#### Direction
Starting at the first line of the data, please print exactly those lines through the one that holds "(0,0) rectangle (939,452);", omitting every picture.

#### Data provided
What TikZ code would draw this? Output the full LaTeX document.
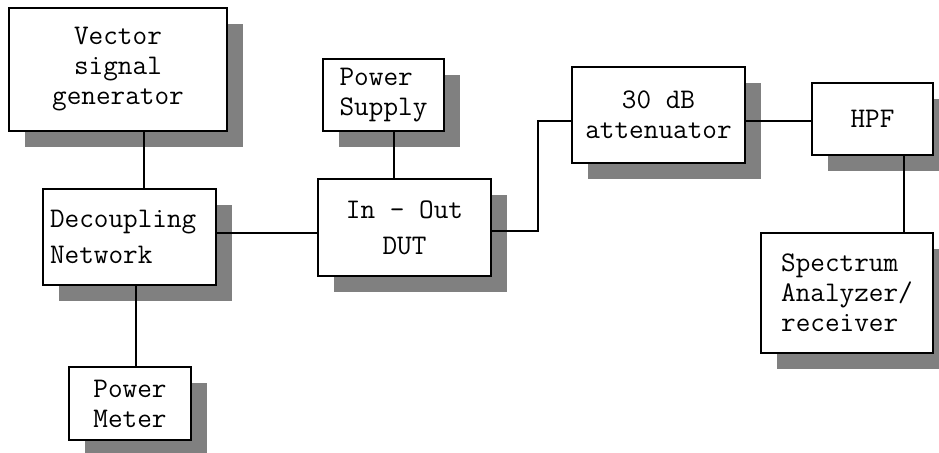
\documentclass[tikz,border=0pt]{standalone}
\usepackage{fontspec}
\usepackage{tikz}
\usetikzlibrary{shadows}
\definecolor{ShadowGray}{HTML}{808080}

\begin{document}
\begin{tikzpicture}[
    x=0.5pt, y=-0.5pt,
    blk/.style={draw=black, fill=white, line width=1pt, align=center,
        font=\ttfamily\fontsize{14.2}{15}\selectfont, inner sep=2pt,
        drop shadow={shadow xshift=8pt, shadow yshift=-8pt, opacity=1, fill=ShadowGray}},
    wire/.style={draw=black, line width=1pt}
]
\useasboundingbox (0,0) rectangle (939,452);

% Blocks
\node[blk, minimum width=109pt, minimum height=61.5pt] (vsg) at (118,69.5) {Vector\\signal\\generator};
\node[blk, align=left, text width=79.5pt, inner xsep=3.5pt, minimum height=48pt] (dn) at (129.5,237) {Decoupling\\[3pt]Network};
\node[blk, minimum width=61pt, minimum height=36.5pt] (pm) at (130,403.5) {Power\\Meter};
\node[blk, align=left, minimum width=60.5pt, minimum height=36pt] (ps) at (383.5,95) {Power\\Supply};
\node[blk, minimum width=86.5pt, minimum height=48.5pt] (dut) at (404.5,227.5) {In - Out\\[3pt]DUT};
\node[blk, minimum width=86.5pt, minimum height=48pt] (att) at (658.5,115) {30 dB\\attenuator};
\node[blk, minimum width=60.5pt, minimum height=36pt] (hpf) at (872.5,119) {HPF};
\node[blk, align=left, minimum width=86pt, minimum height=60pt] (sa) at (847,293) {Spectrum\\Analyzer/\\receiver};

% Connections
\draw[wire] ([xshift=13pt]vsg.south) -- ([xshift=13pt]vsg.south |- dn.north);
\draw[wire] ([xshift=3.25pt]dn.south) -- ([xshift=3.25pt]dn.south |- pm.north);
\draw[wire] ([yshift=2pt]dn.east) -- ([yshift=2pt]dn.east -| dut.west);
\draw[wire] ([xshift=5.25pt]ps.south) -- ([xshift=5.25pt]ps.south |- dut.north);
\draw[wire] ([yshift=-1.75pt]dut.east) -- ++(23pt,0) |- ([yshift=-3pt]att.west);
\draw[wire] ([yshift=-3pt]att.east) -- ([yshift=-3pt]att.east -| hpf.west);
\draw[wire] ([xshift=15.75pt]hpf.south) -- ([xshift=15.75pt]hpf.south |- sa.north);
\end{tikzpicture}
\end{document}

#### Output for this exercise
What TikZ code would draw this? Output the full LaTeX document.
\documentclass[tikz,border=0pt]{standalone}
\usepackage{fontspec}
\usepackage{tikz}
\usetikzlibrary{shadows}
\definecolor{ShadowGray}{HTML}{808080}

\begin{document}
\begin{tikzpicture}[
    x=0.5pt, y=-0.5pt,
    blk/.style={draw=black, fill=white, line width=1pt, align=center,
        font=\ttfamily\fontsize{14.2}{15}\selectfont, inner sep=2pt,
        drop shadow={shadow xshift=8pt, shadow yshift=-8pt, opacity=1, fill=ShadowGray}},
    wire/.style={draw=black, line width=1pt}
]
\useasboundingbox (0,0) rectangle (939,452);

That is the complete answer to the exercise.